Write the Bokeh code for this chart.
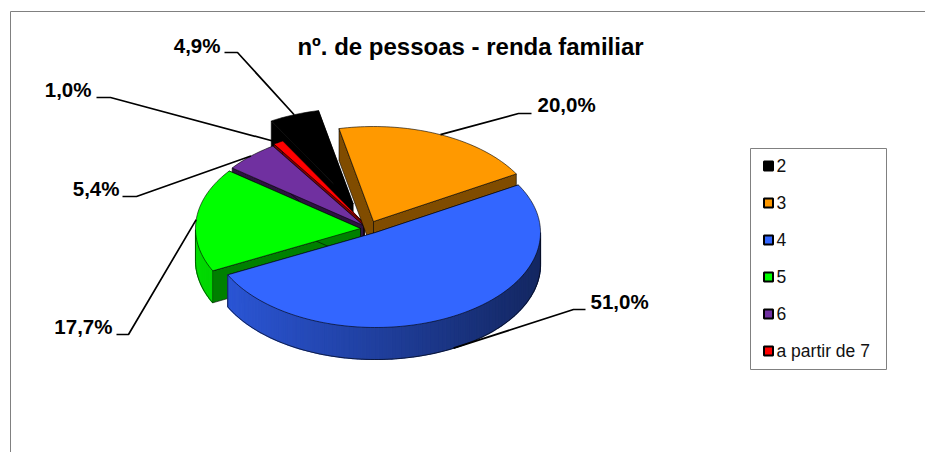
import math
from bokeh.plotting import figure
from bokeh.models import Range1d
from bokeh.core.properties import value
from bokeh.embed import file_html
from bokeh.resources import INLINE

# ---- data
title = "nº. de pessoas - renda familiar"
categories = ["2", "3", "4", "5", "6", "a partir de 7"]
percent = [4.9, 20.0, 51.0, 17.7, 5.4, 1.0]
colors = [(0, 0, 0), (255, 153, 0), (51, 102, 255), (0, 255, 0), (112, 48, 160), (255, 0, 0)]

# ---- layout of the 3-D pie, in window pixels
first_angle = 330.3
rx, ry, depth = 165.0, 95.0, 32.0
centres = [(352.5, 203), (373, 221), (375, 232), (360, 228), (363, 225), (364, 223)]
paint_order = [0, 5, 4, 3, 1, 2]
label_pos = [(220, 45), (537, 104), (590, 301), (112, 326), (119, 188), (91, 89)]
label_align = ["right", "left", "left", "right", "right", "right"]
elbow_from = [(224, 52), (531, 113), (585, 309), (116, 334), (122, 196), (96, 97)]
elbow_to = [(237, 52), (518, 113), (573, 309), (128, 334), (136, 196), (110, 97)]
text_font = value("Liberation Sans")

p = figure(width=925, height=452, x_range=Range1d(0, 925), y_range=Range1d(452, 0),
           output_backend="svg", toolbar_location=None, x_axis_location=None,
           y_axis_location=None, min_border=0, outline_line_color=None,
           background_fill_color="white", border_fill_color="white")
p.xgrid.visible = False
p.ygrid.visible = False


def rgb(c, f=1.0):
    return "#%02x%02x%02x" % tuple(int(round(v * f)) for v in c)


def rim(c, a):
    t = math.radians(a)
    return c[0] + rx * math.sin(t), c[1] - ry * math.cos(t)


# slice angles come from the values
bounds = []
a = first_angle
for v in percent:
    bounds.append((a, a + v * 3.6))
    a += v * 3.6

# chart frame
p.line([10, 10, 925], [452, 11, 11], line_color="#808080", line_width=1)

for i in paint_order:
    c, col, (a0, a1) = centres[i], colors[i], bounds[i]
    n = max(2, int((a1 - a0) / 1.5))
    angles = [a0 + (a1 - a0) * k / n for k in range(n + 1)]
    pts = [rim(c, t) for t in angles]
    cut = rgb(col, 0.5 if i != 4 else 0.4)
    # cut faces
    for q in (pts[0], pts[-1]):
        xs = [q[0], c[0], c[0], q[0]]
        ys = [q[1], c[1], c[1] + depth, q[1] + depth]
        p.patch(xs, ys, fill_color=cut, line_color="black", line_width=0.6)
    # outer wall, shaded strip by strip
    front = []
    for k in range(n):
        mid = (angles[k] + angles[k + 1]) / 2
        if math.cos(math.radians(mid)) < 0:
            q0, q1 = pts[k], pts[k + 1]
            shade = 0.62 - 0.24 * math.sin(math.radians(mid))
            fc = rgb(col, shade)
            p.patch([q0[0], q1[0], q1[0], q0[0]],
                    [q0[1], q1[1], q1[1] + depth, q0[1] + depth],
                    fill_color=fc, line_color=fc, line_width=1.2)
            front.append(k)
    if front:
        lo, hi = front[0], front[-1] + 1
        p.line([pts[j][0] for j in range(lo, hi + 1)],
               [pts[j][1] + depth for j in range(lo, hi + 1)],
               line_color="black", line_width=0.6)
        for j in (lo, hi):
            p.line([pts[j][0]] * 2, [pts[j][1], pts[j][1] + depth],
                   line_color="black", line_width=0.6)
    # top face
    p.patch([c[0]] + [q[0] for q in pts], [c[1]] + [q[1] for q in pts],
            fill_color=rgb(col), line_color="black", line_width=0.6)

# leader lines and value labels
for i, v in enumerate(percent):
    mid = sum(bounds[i]) / 2
    x, y = rim(centres[i], mid)
    if math.cos(math.radians(mid)) < 0:
        y += depth
    p.line([elbow_from[i][0], elbow_to[i][0], x], [elbow_from[i][1], elbow_to[i][1], y],
           line_color="black", line_width=1.7)
    p.text([label_pos[i][0]], [label_pos[i][1]], text=[f"{v:.1f}%".replace(".", ",")],
           text_font=text_font, text_font_style="bold", text_font_size="20.5px",
           text_align=label_align[i], text_baseline="middle", text_color="black")

p.text([470], [46], text=[title], text_font=text_font, text_font_style="bold",
       text_font_size="24px", text_align="center", text_baseline="middle", text_color="black")

# legend
p.quad(left=[750], right=[886], top=[148], bottom=[369], fill_color="white",
       line_color="#808080", line_width=1)
for i, name in enumerate(categories):
    y = 166 + 37 * i
    p.scatter([768], [y - 0.5], marker="square", size=9, fill_color=rgb(colors[i]),
              line_color="black", line_width=2)
    p.text([776], [y - 1], text=[name], text_font=text_font, text_font_size="17.5px",
           text_align="left", text_baseline="middle", text_color="#111111")

open("out.html", "w").write(file_html(p, INLINE))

Exercise description: Go through the material above and print all of it exactly, except the pictures.

Output of the task:
Write the Bokeh code for this chart.
import math
from bokeh.plotting import figure
from bokeh.models import Range1d
from bokeh.core.properties import value
from bokeh.embed import file_html
from bokeh.resources import INLINE

# ---- data
title = "nº. de pessoas - renda familiar"
categories = ["2", "3", "4", "5", "6", "a partir de 7"]
percent = [4.9, 20.0, 51.0, 17.7, 5.4, 1.0]
colors = [(0, 0, 0), (255, 153, 0), (51, 102, 255), (0, 255, 0), (112, 48, 160), (255, 0, 0)]

# ---- layout of the 3-D pie, in window pixels
first_angle = 330.3
rx, ry, depth = 165.0, 95.0, 32.0
centres = [(352.5, 203), (373, 221), (375, 232), (360, 228), (363, 225), (364, 223)]
paint_order = [0, 5, 4, 3, 1, 2]
label_pos = [(220, 45), (537, 104), (590, 301), (112, 326), (119, 188), (91, 89)]
label_align = ["right", "left", "left", "right", "right", "right"]
elbow_from = [(224, 52), (531, 113), (585, 309), (116, 334), (122, 196), (96, 97)]
elbow_to = [(237, 52), (518, 113), (573, 309), (128, 334), (136, 196), (110, 97)]
text_font = value("Liberation Sans")

p = figure(width=925, height=452, x_range=Range1d(0, 925), y_range=Range1d(452, 0),
           output_backend="svg", toolbar_location=None, x_axis_location=None,
           y_axis_location=None, min_border=0, outline_line_color=None,
           background_fill_color="white", border_fill_color="white")
p.xgrid.visible = False
p.ygrid.visible = False


def rgb(c, f=1.0):
    return "#%02x%02x%02x" % tuple(int(round(v * f)) for v in c)


def rim(c, a):
    t = math.radians(a)
    return c[0] + rx * math.sin(t), c[1] - ry * math.cos(t)


# slice angles come from the values
bounds = []
a = first_angle
for v in percent:
    bounds.append((a, a + v * 3.6))
    a += v * 3.6

# chart frame
p.line([10, 10, 925], [452, 11, 11], line_color="#808080", line_width=1)

for i in paint_order:
    c, col, (a0, a1) = centres[i], colors[i], bounds[i]
    n = max(2, int((a1 - a0) / 1.5))
    angles = [a0 + (a1 - a0) * k / n for k in range(n + 1)]
    pts = [rim(c, t) for t in angles]
    cut = rgb(col, 0.5 if i != 4 else 0.4)
    # cut faces
    for q in (pts[0], pts[-1]):
        xs = [q[0], c[0], c[0], q[0]]
        ys = [q[1], c[1], c[1] + depth, q[1] + depth]
        p.patch(xs, ys, fill_color=cut, line_color="black", line_width=0.6)
    # outer wall, shaded strip by strip
    front = []
    for k in range(n):
        mid = (angles[k] + angles[k + 1]) / 2
        if math.cos(math.radians(mid)) < 0:
            q0, q1 = pts[k], pts[k + 1]
            shade = 0.62 - 0.24 * math.sin(math.radians(mid))
            fc = rgb(col, shade)
            p.patch([q0[0], q1[0], q1[0], q0[0]],
                    [q0[1], q1[1], q1[1] + depth, q0[1] + depth],
                    fill_color=fc, line_color=fc, line_width=1.2)
            front.append(k)
    if front:
        lo, hi = front[0], front[-1] + 1
        p.line([pts[j][0] for j in range(lo, hi + 1)],
               [pts[j][1] + depth for j in range(lo, hi + 1)],
               line_color="black", line_width=0.6)
        for j in (lo, hi):
            p.line([pts[j][0]] * 2, [pts[j][1], pts[j][1] + depth],
                   line_color="black", line_width=0.6)
    # top face
    p.patch([c[0]] + [q[0] for q in pts], [c[1]] + [q[1] for q in pts],
            fill_color=rgb(col), line_color="black", line_width=0.6)

# leader lines and value labels
for i, v in enumerate(percent):
    mid = sum(bounds[i]) / 2
    x, y = rim(centres[i], mid)
    if math.cos(math.radians(mid)) < 0:
        y += depth
    p.line([elbow_from[i][0], elbow_to[i][0], x], [elbow_from[i][1], elbow_to[i][1], y],
           line_color="black", line_width=1.7)
    p.text([label_pos[i][0]], [label_pos[i][1]], text=[f"{v:.1f}%".replace(".", ",")],
           text_font=text_font, text_font_style="bold", text_font_size="20.5px",
           text_align=label_align[i], text_baseline="middle", text_color="black")

p.text([470], [46], text=[title], text_font=text_font, text_font_style="bold",
       text_font_size="24px", text_align="center", text_baseline="middle", text_color="black")

# legend
p.quad(left=[750], right=[886], top=[148], bottom=[369], fill_color="white",
       line_color="#808080", line_width=1)
for i, name in enumerate(categories):
    y = 166 + 37 * i
    p.scatter([768], [y - 0.5], marker="square", size=9, fill_color=rgb(colors[i]),
              line_color="black", line_width=2)
    p.text([776], [y - 1], text=[name], text_font=text_font, text_font_size="17.5px",
           text_align="left", text_baseline="middle", text_color="#111111")

open("out.html", "w").write(file_html(p, INLINE))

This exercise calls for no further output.